The creation was an almaco jack fresh from the Gulf of Mexico, a tender white fish similar in taste to an amber jack. Chopped, grilled, and served with golden Brussels sprouts and beets and, of course, a large side of frites.

Sorrel, in the old Ziggy’s Healthy Grill spot on West Alabama, has a light and minimalist feel. When you enter the space, you’re greeted at the reception desk that sports a flat-screen TV streaming live kitchen action. There’s a bar area to the left of the entrance that also offers local cheeses, handcrafted breads, and charcuteries (they have a wide variety of salami, sausages, and prosciutto, both imported and house-made) for noshing in or to-go, and then the main dining room with an open kitchen and chef tables to watch the culinary action. And there’s plenty of action.

The restaurant opened last summer, the brainchild of Ray Salti and Pedersen, who are also partners in Ray’s Grill, a popular farm-to-table restaurant in Fulshear, Texas.

“The beauty of the concept is that now there are so many farms that are doing this,” Pedersen says. “Because there are so many chefs and home cooks that want to buy local. Five years ago we couldn’t have done this.”

Sorrel buys pork and veal from Black Hill Ranch, produce from Gundermann Acres, cheese from Houston Dairy Maids, and Pola’s Cheeses, among many other local producers and farmers. Even 80 percent of the seafood comes direct from the Gulf of Mexico.

A recent meal featured crisply seared pork with roasted-garlic mashed potatoes laced with bacon lardon (fat) and caramelized onion, while a recent lunch menu had a very delicious trio of little fish tacos and warm house-made red salsa. But if the pulled pork sandwich is on the menu, you’ll want to go for that.

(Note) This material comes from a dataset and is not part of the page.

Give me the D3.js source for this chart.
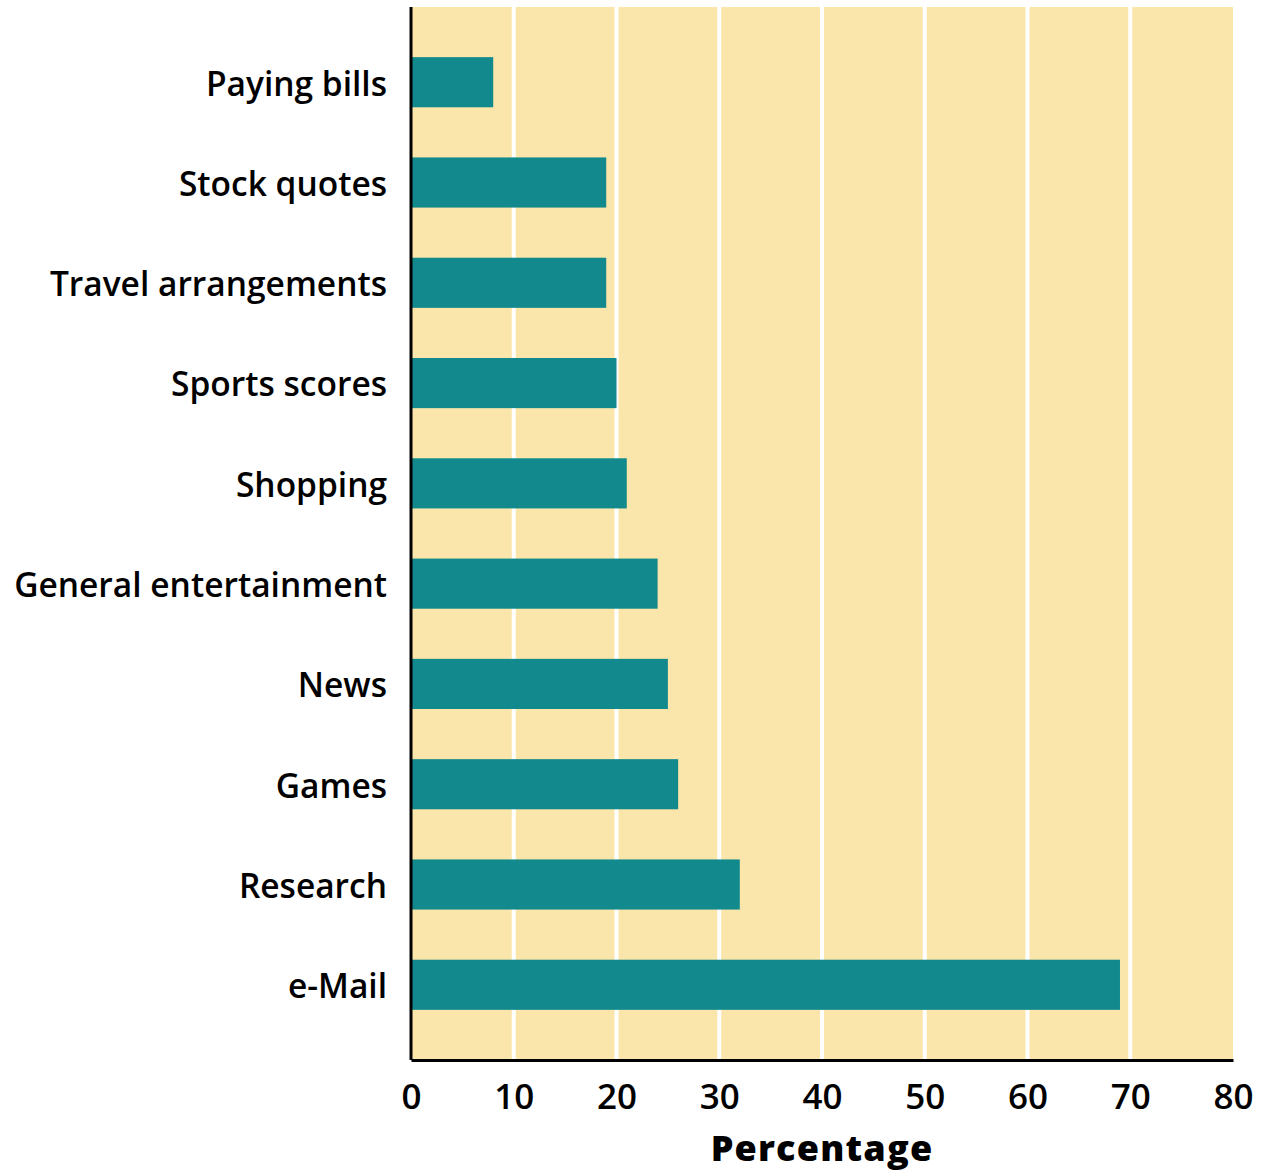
<!DOCTYPE html>
<html>
<head>
<meta charset="utf-8">
<script src="https://cdn.jsdelivr.net/npm/d3@7"></script>
<style>
  html, body { margin: 0; padding: 0; background: #ffffff; }
  svg { display: block; }
</style>
</head>
<body>
<div id="chart"></div>
<script>
const categories = ["Paying bills", "Stock quotes", "Travel arrangements", "Sports scores", "Shopping", "General entertainment", "News", "Games", "Research", "e-Mail"];
const values = [8, 19, 19, 20, 21, 24, 25, 26, 32, 69];
const xTicks = [0, 10, 20, 30, 40, 50, 60, 70, 80];
const xTitle = "Percentage";

const W = 1270, H = 1171;
const margin = { top: 7, right: 37, bottom: 111, left: 411 };
const iw = W - margin.left - margin.right;
const ih = H - margin.top - margin.bottom;

const svg = d3.select("#chart").append("svg").attr("width", W).attr("height", H);
const g = svg.append("g").attr("transform", `translate(${margin.left},${margin.top})`);

const x = d3.scaleLinear().domain([0, 80]).range([0, iw]);
const y = d3.scaleBand().domain(categories).range([0, ih]).paddingInner(0.5).paddingOuter(0.5);

g.append("rect").attr("x", 0).attr("y", 0).attr("width", iw).attr("height", ih).attr("fill", "#FAE6AA");

g.selectAll("line.grid").data(xTicks.filter(d => d > 0 && d < 80)).enter().append("line")
  .attr("class", "grid")
  .attr("x1", d => x(d)).attr("x2", d => x(d))
  .attr("y1", 0).attr("y2", ih)
  .attr("stroke", "#ffffff").attr("stroke-width", 4);

g.selectAll("rect.bar").data(categories).enter().append("rect")
  .attr("class", "bar")
  .attr("x", 0)
  .attr("y", d => y(d))
  .attr("width", (d, i) => x(values[i]))
  .attr("height", y.bandwidth())
  .attr("fill", "#12898C");

const font = "'Open Sans', 'Liberation Sans', sans-serif";

const xAxis = g.append("g").attr("transform", `translate(0,${ih})`)
  .call(d3.axisBottom(x).tickValues(xTicks).tickSize(0).tickPadding(24).tickFormat(d3.format("d")));
xAxis.select(".domain").attr("stroke", "#000").attr("stroke-width", 3);
xAxis.selectAll("text").attr("font-family", font).attr("font-size", 35).attr("font-weight", 600).attr("fill", "#000");

const yAxis = g.append("g")
  .call(d3.axisLeft(y).tickSize(0).tickPadding(24));
yAxis.select(".domain").attr("stroke", "#000").attr("stroke-width", 3).attr("d", `M0,0V${ih}`);
yAxis.selectAll("text").attr("font-family", font).attr("font-size", 33.5).attr("font-weight", 600).attr("fill", "#000").attr("dy", "0.4em");

svg.append("text")
  .attr("x", margin.left + x(40))
  .attr("y", 1161)
  .attr("text-anchor", "middle")
  .attr("font-family", font)
  .attr("font-size", 36)
  .attr("font-weight", 800)
  .attr("letter-spacing", 1.2)
  .attr("fill", "#000")
  .text(xTitle);
</script>
</body>
</html>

The mix of spicy pork and creamy slaw on the crusty fresh bread makes for a delicious lunch.

If you still have room, desserts here can be decadent. The coffee crème brûlée and grapefruit granita are wonderful, but if the chef’s traditional Danish klejner cookies are on the menu, do not pass them up. Not an average cookie, this typical Christmas treat from Denmark is fried and dusted with powdered sugar, resembling more of a beignet. And it comes with a little pot of warm fruit sauce to pour over the treats.

As for the bar, there are seasonally inspired cocktails, artisanal beers, and an extensive wine list of 200; in fact, the entire back wall of the dining room is one giant wine rack. Twenty-five percent of the wines are organic, and there are eight wines from local winery Vintners Own in the Heights, a custom crush winery that buys grapes from California’s wine country to create personalized wines.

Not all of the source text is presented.